Alternatively, I would recommend just using your favourite Doom track and ditching the Hubris count if you want to disentangle the class entirely from having an elemental weakness. I think that would be less fun though.

NEW SCHOOLS
Thanks to Spwack for the idea of including [hubris] as a variable in spell mechanics.

The Ammunat
Yea it is said that the Black Pyramid are the most reviled of all Schools, and it is spoken rightly, but only because so few know the existence of the Ammunat and their plans for the world. If they did, they would hammer day and night on the Black Pyramid's door for deliverance from such evil. An ancient conspiracy and mystery cult, the Ammunat - a Cthondine word meaning "circle", "orb" or "complete" - are followers of the philosophy of Horkalas the Red, one of the greatest - and the most hated - of the Cthondine Autarchs, the central precept of which was the embrace of Hubris (what Horkalas called "Evanescence") as a path to divinity, not something to be feared and shunned like a leprosy. To be apart from the world, so it followed, was to enter a state not unlike that of the divine, where only will and knowledge defined the borders of one's personal reality. The core of the Ammunat are a tiny cabal of sorcerers whose Hubris has long exceeded the point where creation itself rejects them, yet who have amassed control over enough Names that they are able to maintain a fingerhold on the world regardless. These horrifically potent liches are each on a perilous personal quest for divinity and several of them are terrifyingly close, only the fact that their Hubris is so high that a single iron arrow could wink them out of existence keeps them from acting in the open. Needless to say, much of the School's activities involves tracing any possible lead that might bring them to apprehending the truename of iron.
Robes: Maroon, gold trim. Worn only at secret meetings.
Skill: Disguise
Bonus Equipment: A set of common travel clothes with d3+1 hidden pockets, an iron-headed dart sheathed in cork, a secret handshake.
Perk: You know the secret of Sinworking. The Ammunat can fabricate you a false identity in any major city in d3 weeks, providing you make the arrangements ahead of your arrival.
Drawback: You add your number of sorcerer templates to any damage you take from iron, even if your current Hubris is 0.
Names: 1. Air 2. Water 3. Fire 4. Earth 5. Light 6. Image 7. Flesh 8. Wine 9. Tree 10. Silk 11. Darkness 12. Silver

New Secret: Sinworking
There is power in audacity, for those with the will to damn the consequences and grasp it. Whenever you roll a double or triple on your SD, you may either replace [sum] in your Evocation with [hubris] or add the hubris gained as a bonus to the [dice].

Sorcerous Items
Just like wizards - which technically don't exist in my default setting - sorcerers can benefit from a number of magical artifacts to enhance their art. Such items are coveted treasures often wrested from the tombs of sorcerer-kings of old;

Rings store the resonance of a sorcerer's enlightened voice. Any sorcerer can transfer a SD from their pool to a ring, and regenerate it later through rest as normal. The ring stores the SD until it is added to an Evocation. SD from rings have a chance of being returned to their receptacle on a 1-3 just like normal SD but they do not regenerate on their own once expended.
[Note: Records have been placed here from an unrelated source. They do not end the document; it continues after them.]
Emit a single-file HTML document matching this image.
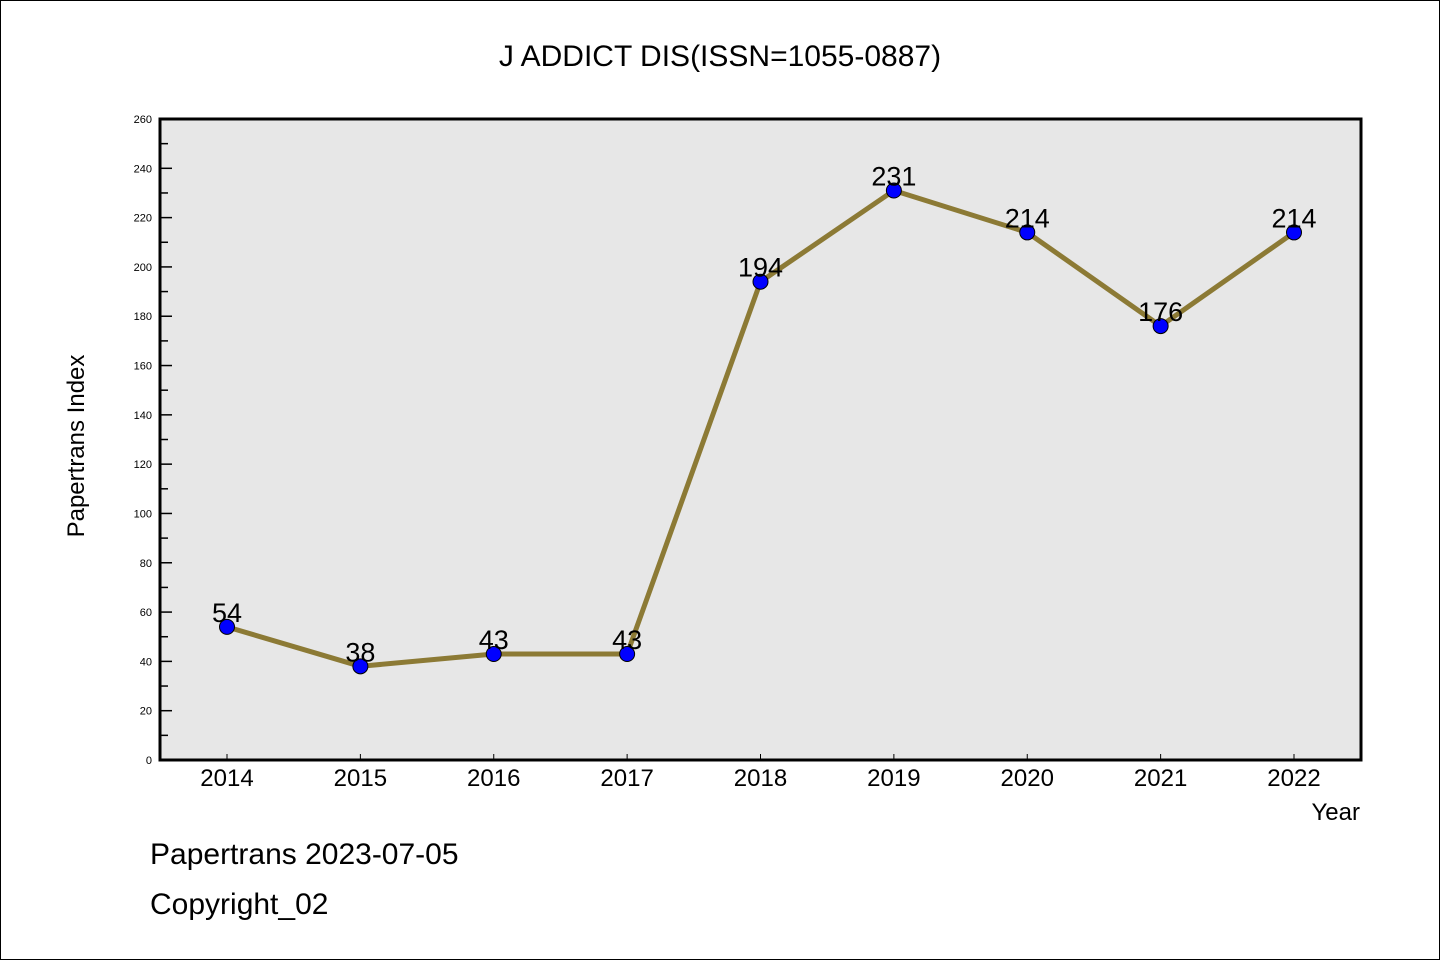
<!DOCTYPE html>
<html><head><meta charset="utf-8"><style>
body{margin:0;background:#fff}
svg{display:block}
text{font-family:"WenQuanYi Zen Hei","Liberation Sans",sans-serif}
</style></head><body>
<svg id="chart" width="1440" height="960" xmlns="http://www.w3.org/2000/svg">
<rect x="0.5" y="0.5" width="1439" height="959" fill="#fff" stroke="#000" stroke-width="1"/>
<text x="720" y="66" font-size="30" text-anchor="middle">J ADDICT DIS(ISSN=1055-0887)</text>
<rect x="160" y="119" width="1201" height="641" fill="#e7e7e7"/>
<g id="yticks"></g><g id="xticks"></g>
<rect x="160" y="119" width="1201" height="641" fill="none" stroke="#000" stroke-width="3"/>
<g id="series"></g>
<text transform="translate(84,446) rotate(-90)" font-size="24" text-anchor="middle">Papertrans Index</text>
<text x="1360" y="820" font-size="24" text-anchor="end">Year</text>
<text x="150" y="864" font-size="30">Papertrans 2023-07-05</text>
<text x="150" y="914" font-size="30">Copyright_02</text>
</svg>
<script>
const years = ["2014","2015","2016","2017","2018","2019","2020","2021","2022"];
const values = [54,38,43,43,194,231,214,176,214];
const yTickLabels = [0,20,40,60,80,100,120,140,160,180,200,220,240,260];
const NS="http://www.w3.org/2000/svg";
const y0=760,y1=119,yMax=260;
const yScale=v=>y0-(v/yMax)*(y0-y1);
const xScale=i=>227+i*(1294-227)/(years.length-1);
function mk(t,a,p){const e=document.createElementNS(NS,t);for(const k in a)e.setAttribute(k,a[k]);p.appendChild(e);return e;}
const yt=document.getElementById('yticks');
yTickLabels.forEach(v=>{
  const y=yScale(v);
  const l=mk('line',{x1:160,x2:172,y1:y,y2:y,stroke:'#000','stroke-width':1.5},yt);
  
  
  const t=mk('text',{x:152,y:y+4,'font-size':11,'text-anchor':'end'},yt);
  t.textContent=v;
  
  
  if(v<yMax){const m=yScale(v+10);
    const ml=mk('line',{x1:160,x2:168,y1:m,y2:m,stroke:'#000','stroke-width':1.5},yt);
    
    }
});
const xt=document.getElementById('xticks');
years.forEach((yr,i)=>{
  const x=xScale(i);
  const l=mk('line',{x1:x,x2:x,y1:754,y2:760,stroke:'#000','stroke-width':1},xt);
  
  
  const t=mk('text',{x:x,y:786,'font-size':24,'text-anchor':'middle'},xt);
  t.textContent=yr;
  
  
});
const s=document.getElementById('series');
const pts=values.map((v,i)=>xScale(i)+','+yScale(v)).join(' ');
const pl=mk('polyline',{points:pts,fill:'none',stroke:'#8c7a35','stroke-width':5,'stroke-linejoin':'round'},s);


values.forEach((v,i)=>{
  const c=mk('circle',{cx:xScale(i),cy:yScale(v),r:7.5,fill:'#0000ff',stroke:'#000','stroke-width':1},s);
  
  
  const t=mk('text',{x:xScale(i),y:yScale(v)-5,'font-size':27,'text-anchor':'middle'},s);
  t.textContent=v;
  
  
});
</script>
</body></html>
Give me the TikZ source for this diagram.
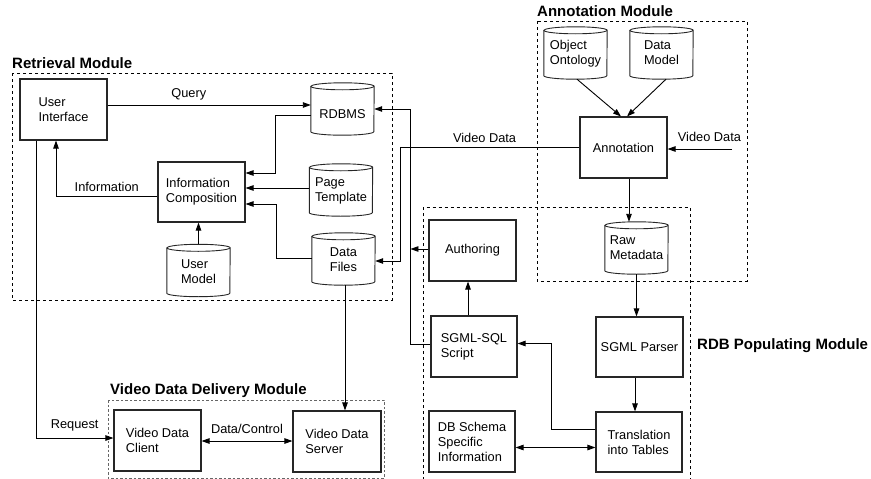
\documentclass[tikz,border=0pt]{standalone}
\usepackage{fontspec}
\setmainfont{Liberation Sans}
\usetikzlibrary{arrows.meta,calc}
\newcommand\cylout[1]{%
  \draw[cylline] ([yshift=-3.5pt]#1.north west) -- ([yshift=3.5pt]#1.south west)
    arc[start angle=180,end angle=360,x radius=31.5pt,y radius=3.5pt]
    -- ([yshift=-3.5pt]#1.north east)
    arc[start angle=0,end angle=180,x radius=31.5pt,y radius=3.5pt] -- cycle;
  \draw[cylline] ([yshift=-3.5pt]#1.north west)
    arc[start angle=180,end angle=360,x radius=31.5pt,y radius=3.5pt];}
\begin{document}
\begin{tikzpicture}[x=1pt,y=-1pt,
  font=\fontsize{12.8}{15}\selectfont,
  box/.style={draw=black!85, line width=1.1pt, inner sep=2pt, align=left},
  cyl/.style={minimum width=63pt, minimum height=52pt, inner sep=0pt},
  ctext/.style={align=left, inner sep=0pt},
  cylline/.style={line width=0.9pt, draw=black!85},
  conn/.style={line width=0.9pt},
  arr/.style={conn, -{Triangle[length=8pt,width=5.5pt]}},
  dbl/.style={conn, {Triangle[length=8pt,width=5.5pt]}-{Triangle[length=8pt,width=5.5pt]}},
  module/.style={dash pattern=on 3pt off 3pt, line width=0.9pt},
  mtitle/.style={font=\fontsize{15}{18}\selectfont\bfseries, anchor=west, inner sep=0pt}]
\useasboundingbox (0,0) rectangle (871,479);

% module frames
\draw[module] (12,73) rectangle (392,300);
\draw[module] (537,21) rectangle (747,281);
\draw[module] (423,480) -- (423,207.5) -- (690,207.5) -- (690,480);
\draw[module, draw=black!60, dash pattern=on 2.5pt off 2pt] (108,400) rectangle (384,478);

\node[mtitle] (rtitle) at (12,63) {Retrieval Module};
\node[mtitle] (atitle) at (537,11) {Annotation Module};
\node[mtitle] (vtitle) at (110,391) {Video Data Delivery Module};
\node[mtitle] (ptitle) at (697,346) {RDB Populating Module};

% boxes
\node[box, minimum width=87pt, minimum height=61pt] (ui) at (63.5,109.5) {User\\Interface};
\node[box, minimum width=87pt, minimum height=60pt] (infoc) at (201.5,192) {Information\\Composition};
\node[box, minimum width=87pt, minimum height=61pt] (annot) at (623.5,147.5) {Annotation};
\node[box, minimum width=87pt, minimum height=61pt] (author) at (472.5,250.5) {Authoring};
\node[box, minimum width=86pt, minimum height=61pt] (sgmlsql) at (474,346.5) {SGML-SQL\\Script};
\node[box, minimum width=87pt, minimum height=60pt] (sgmlp) at (639.5,347) {SGML Parser};
\node[box, minimum width=86pt, minimum height=60pt] (trans) at (639,442) {Translation\\into Tables};
\node[box, minimum width=86pt, minimum height=61pt] (dbschema) at (472,441.5) {DB Schema\\Specific\\Information};
\node[box, minimum width=87pt, minimum height=61pt] (vdc) at (157.5,440.5) {Video Data\\Client};
\node[box, minimum width=88pt, minimum height=61pt] (vds) at (337,441.5) {Video Data\\Server};

% cylinders
\node[cyl, label={[ctext,yshift=-5pt]center:RDBMS}] (rdbms) at (342.5,109) {};
\node[cyl, label={[ctext,yshift=-1pt]center:{Page\\Template}}] (ptemp) at (341,190) {};
\node[cyl, label={[ctext,yshift=-1pt]center:{User\\Model}}] (umodel) at (198.5,270.5) {};
\node[cyl, label={[ctext,yshift=-1pt]center:{Data\\Files}}] (dfiles) at (343.5,259) {};
\node[cyl, label={[ctext,yshift=-1pt]center:{Object\\Ontology}}] (oonto) at (575.5,53) {};
\node[cyl, label={[ctext,yshift=-0pt]center:{Data\\Model}}] (dmodel) at (661.5,53) {};
\node[cyl, label={[ctext,yshift=-0pt]center:{Raw\\Metadata}}] (rawmeta) at (636.5,248) {};
\cylout{rdbms}\cylout{ptemp}\cylout{umodel}\cylout{dfiles}
\cylout{oonto}\cylout{dmodel}\cylout{rawmeta}

\coordinate (bus) at ([xshift=-20pt]sgmlsql.west);
\coordinate (vin) at (732,149);

% retrieval module connectors
\draw[arr] ([yshift=4.5pt]ui.east) -- ([yshift=4.5pt]ui.east -| rdbms.west)
  node[pos=0.4, above=1pt] {Query};
\draw[arr] ([yshift=-6pt]rdbms.west) -- ++(-35,0) |- ([yshift=19pt]infoc.east);
\draw[arr] ([yshift=2pt]ptemp.west) -- ([yshift=2pt]ptemp.west -| infoc.east);
\draw[arr] ([yshift=1pt]dfiles.west) -- ++(-35,0) |- ([yshift=-12pt]infoc.east);
\draw[arr] ([yshift=-4pt]infoc.west) -| ([xshift=-7.5pt]ui.south)
  node[pos=0.25, above=1pt] {Information};
\draw[arr] (umodel.north) -- (umodel.north |- infoc.south);

% delivery
\draw[arr] ([xshift=-27.5pt]ui.south) |- ([yshift=2.5pt]vdc.west)
  node[pos=0.75, above=3pt] {Request};
\draw[arr] ([xshift=1.5pt]dfiles.south) -- ([xshift=1.5pt]dfiles.south |- vds.north);
\draw[dbl] ([yshift=-0.5pt]vdc.east) -- ([yshift=-0.5pt]vdc.east -| vds.west)
  node[midway, above=4pt] {Data/Control};

% populating / authoring
\draw[arr] ([yshift=2.5pt]sgmlsql.west) -- ([yshift=2.5pt]sgmlsql.west -| bus) |- (rdbms.east);
\draw[arr] ([yshift=1.5pt]author.west) -- ([yshift=1.5pt]author.west -| bus);
\draw[arr] (annot.west) -- ++(-179,0) node[pos=0.53, above=1pt] {Video Data}
  |- ([yshift=-2pt]dfiles.east);
\draw[arr] (vin) -- (vin -| annot.east) node[pos=0.35, above=4pt] {Video Data};
\draw[arr] ([xshift=1.5pt]oonto.south) -- ([xshift=-2.5pt]annot.north);
\draw[arr] ([xshift=4.5pt]dmodel.south) -- ([xshift=3.5pt]annot.north);
\draw[arr] ([xshift=5.5pt]annot.south) -- ([xshift=5.5pt]annot.south |- rawmeta.north);
\draw[arr] (rawmeta.south) -- (rawmeta.south |- sgmlp.north);
\draw[arr] ([xshift=-4.5pt]sgmlp.south) -- ([xshift=-4.5pt]sgmlp.south |- trans.north);
\draw[arr] ([yshift=13pt]trans.west) -- ++(-44,0) |- ([yshift=3pt]sgmlsql.east);
\draw[dbl] ([yshift=-6pt]dbschema.east) -- ([yshift=-6pt]dbschema.east -| trans.west);
\draw[arr] ([xshift=-6pt]sgmlsql.north) -- ([xshift=-6pt]sgmlsql.north |- author.south);
\end{tikzpicture}
\end{document}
Lyres modulate the sorcerer's song, tempering it with the mathematical precision of the note. This permits the sorcerer who casts an Evocation in conjunction with a lyre to change the [sum] of one of their rolled SD up or down one point.

Koans are riddles, poems and thought experiments on the subject of a particular Name, that help the reader to shake their thought patterns free of the muddied meanings of the mundane world and achieve the clarity of thought and intent that is prized by sorcerers. By providing a meditative focus that deepens and clarifies the sorcerer's connection with its subject, koans provide the sorcerer with +1SD to an Evocation that involves its Name. Once read, the koan sublimes in a flash of coloured light.